Spectacle d'après Thomas Bernhard conçu et interprété par Jolente De Keensmaeker, Sara De Roo et Damian De Schrijver dans une mise en place de Matthias de Konig.
Oubliez les frites et les histoires belges. Du rock de dEUS à la chanson réaliste d’Arno, du cinéma des frères Dardenne, double palme d’Or à Cannes et de Benoît Mariage en passant par Chantal Ackerman, des comédiens comme Yolande Moreau et Benoît Poelvoorde, par exemple, le plat pays chanté par Jacques Brel n’a pas peur de se hisser vers les sommets et la densité artistique au km² y est tout à fait singulière.
Côté théâtre, des compagnies novatrices explorent un nouvel esthétisme notamment par le recentrage sur l’acteur. En décembre 2007, le Théâtre Athénée-Louis Jouvet recevait la Compagnie Marius qui revisitait la comédie "Les Sunshine Boys" de Neil Simon.
Compagnie dont un des membres, Waas Gramser, fut le co-fondateur, en 1989, du collectif tg STAN, qui a pour charte le refus de tout dogmatisme, S(top) T(hinking) A(bout) N(ames), la déconstruction de l'illusion théâtrale et le théâtre contestataire, qui est actuellement, à nouveau, à l'affiche du Théâtre de la Bastille avec "Sauve qui peut, pas mal comme titre" adapté des "Dramascules" de Thomas Bernhard.
Le collectif tg STAN ne pouvait pas ne pas rencontrer le théâtre vitupérant de Thomas Bernard, théâtre de profération, de l’angoisse et de l’absurde, qui dénonce autant le nazisme que le théâtre du monde ("Tous nazis !", "Tous cabots !") et ces courtes pièces en un acte qui traquent les sources insidieuses du fascisme ordinaire sur fond de bonne conscience.
Les personnages fantoches, clowns tragiques, anonymes et banaux, dans le discours duquel, discours qui traduit des pulsions destructrices, chacun peut reconnaître un voisin, un parent, un collègue, et, peut-être, lui-même, pataugent dans le vide existentiel, la frustration, l'angoisse, la peur de l'autre, autant du conjoint que de l'étranger, terreau propice à l'ancrage de croyances terrifiantes. Des individus effroyablement normaux destinés à devenir, au pire, bourreaux latents, au mieux, suppôts du racisme de bon aloi.

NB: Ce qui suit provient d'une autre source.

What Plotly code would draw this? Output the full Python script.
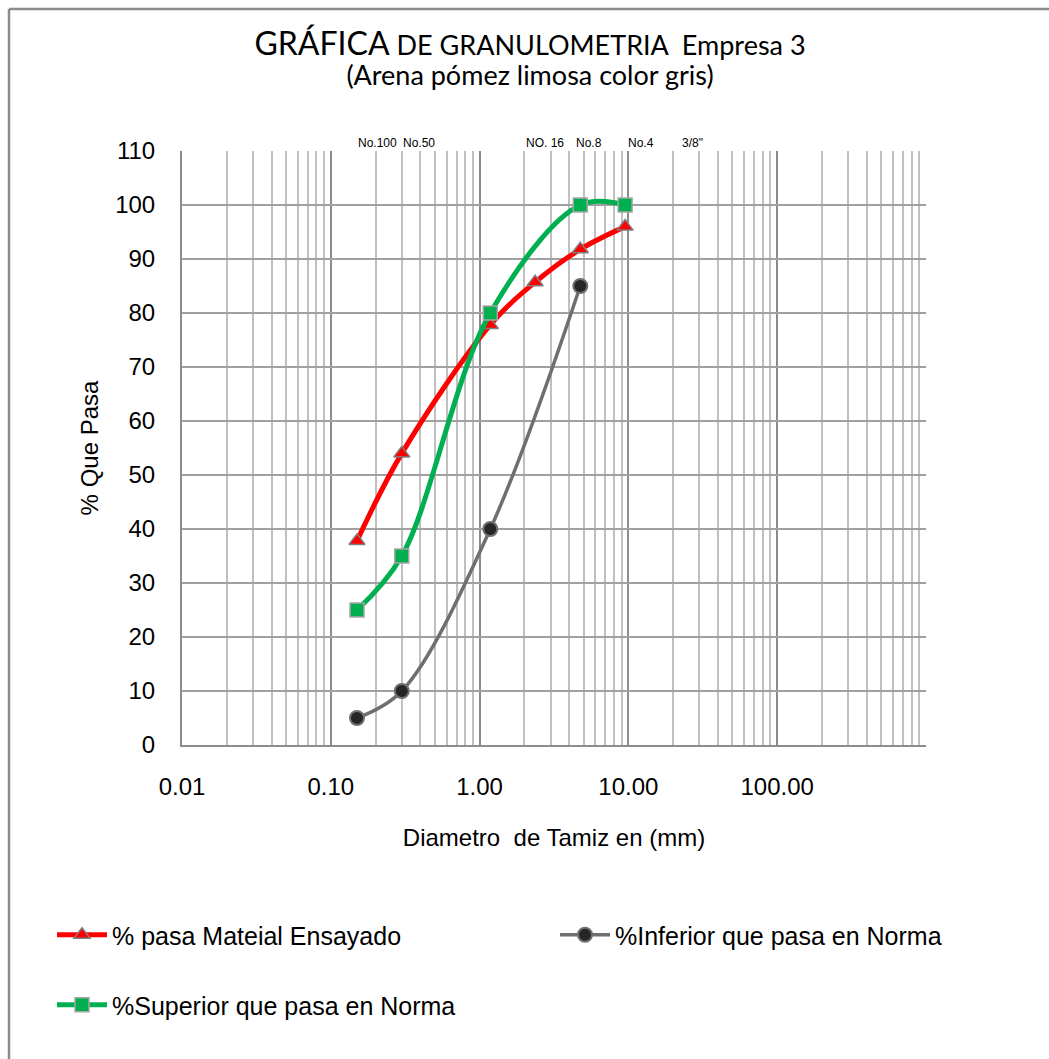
import plotly.graph_objects as go
import math

# ---- data ----
sieve_mm = [0.15, 0.30, 1.18, 2.36, 4.75, 9.50]
pasa_material = [37.8, 54.0, 77.8, 85.7, 91.8, 96.0]

superior_x = [0.15, 0.30, 1.18, 4.75, 9.50]
superior = [25, 35, 80, 100, 100]

inferior_x = [0.15, 0.30, 1.18, 4.75]
inferior = [5, 10, 40, 85]

sieve_names = ["No.100", "No.50", "NO. 16", "No.8", "No.4", "3/8\""]
sieve_label_at = [0.207, 0.392, 2.73, 5.47, 12.2, 26.9]

x_tickvals = [0.01, 0.1, 1, 10, 100, 1000]
x_ticktext = ["0.01", "0.10", "1.00", "10.00", "100.00", ""]
y_tickvals = list(range(0, 111, 10))

W, H = 1049, 1059
L, R, T, B = 182, 123, 151, 314
pw, ph = W - L - R, H - T - B

def px_x(p):
    return (p - L) / pw

def px_y(p):
    return (H - B - p) / ph

ARIAL = "Liberation Sans, Arial"

fig = go.Figure()

fig.add_trace(go.Scatter(
    x=sieve_mm, y=pasa_material, name="% pasa Mateial Ensayado",
    mode="lines+markers", line=dict(color="#ff0000", width=5, shape="spline"),
    marker=dict(symbol="triangle-up", size=14, color="#ff0000",
                line=dict(color="#7f7f7f", width=1.5)),
    legend="legend"))

fig.add_trace(go.Scatter(
    x=inferior_x, y=inferior, name="%Inferior que pasa en Norma",
    mode="lines+markers", line=dict(color="#6f6f6f", width=3.5, shape="spline"),
    marker=dict(symbol="circle", size=14, color="#262626",
                line=dict(color="#6f6f6f", width=2)),
    legend="legend2"))

fig.add_trace(go.Scatter(
    x=superior_x, y=superior, name="%Superior que pasa en Norma",
    mode="lines+markers", line=dict(color="#00b050", width=5, shape="spline"),
    marker=dict(symbol="square", size=14, color="#00b050",
                line=dict(color="#a6a6a6", width=1.5)),
    legend="legend3"))

annotations = []
for name, xv in zip(sieve_names, sieve_label_at):
    annotations.append(dict(x=math.log10(xv), y=px_y(143), xref="x", yref="paper",
                            xanchor="center", yanchor="middle",
                            text=name, showarrow=False,
                            font=dict(family=ARIAL, size=12, color="#000")))

shapes = [
    dict(type="line", xref="paper", yref="paper", x0=px_x(9), x1=px_x(1049),
         y0=px_y(9), y1=px_y(9), line=dict(color="#8c8c8c", width=2.5)),
    dict(type="line", xref="paper", yref="paper", x0=px_x(9), x1=px_x(9),
         y0=px_y(9), y1=px_y(1059), line=dict(color="#8c8c8c", width=2.5)),
]

legend_common = dict(orientation="h", bgcolor="rgba(0,0,0,0)",
                     font=dict(family=ARIAL, size=25, color="#000"),
                     xanchor="left", yanchor="middle", itemwidth=50)

fig.update_layout(
    width=W, height=H,
    showlegend=True,
    margin=dict(l=L, r=R, t=T, b=B, autoexpand=False),
    paper_bgcolor="white", plot_bgcolor="white",
    title=dict(
        text="<span style='font-size:32px'>GRÁFICA</span>"
             "<span style='font-size:27px'> DE GRANULOMETRIA\u00a0 Empresa 3</span>"
             "<br><span style='font-size:27px'>(Arena pómez limosa color gris)</span>",
        x=530 / W, xanchor="center",
        y=1 - 55 / H, yanchor="middle",
        font=dict(family="Lato, Open Sans", size=23, color="#000")),
    xaxis=dict(
        type="log", range=[-2, 3],
        tickvals=x_tickvals, ticktext=x_ticktext,
        tickfont=dict(family=ARIAL, size=24, color="#000"),
        ticks="", ticklabelstandoff=19,
        showgrid=True, gridcolor="#8c8c8c", gridwidth=1.5,
        minor=dict(dtick="D1", showgrid=True, gridcolor="#c0c0c0", gridwidth=1.5, ticks=""),
        showline=True, linecolor="#8c8c8c", linewidth=2,
        zeroline=False,
        title=dict(text="Diametro\u00a0 de Tamiz en (mm)", standoff=30,
                   font=dict(family=ARIAL, size=24, color="#000")),
    ),
    yaxis=dict(
        range=[0, 110], tickvals=y_tickvals,
        tickfont=dict(family=ARIAL, size=24, color="#000"),
        ticks="", ticklabelstandoff=20,
        showgrid=True, gridcolor="#a0a0a0", gridwidth=1.5,
        showline=True, linecolor="#8c8c8c", linewidth=2,
        zeroline=False,
        title=dict(text="% Que Pasa", standoff=10,
                   font=dict(family=ARIAL, size=24, color="#000")),
    ),
    legend=dict(x=px_x(52), y=px_y(935), **legend_common),
    legend2=dict(x=px_x(555), y=px_y(935), **legend_common),
    legend3=dict(x=px_x(52), y=px_y(1005), **legend_common),
    annotations=annotations,
    shapes=shapes,
)

fig.write_html("out.html")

Le jeu non figuratif des trois officiants, Jolente De Keensmaeker, Sara De Roo et Damian De Schrijver, toujours sur le fil du rasoir de la langue contrapuntique de Bernhard, pousse le burlesque et le tragi-comique dans ses derniers retranchements.
D'où un spectacle inattendu, percutant et profondément perturbant.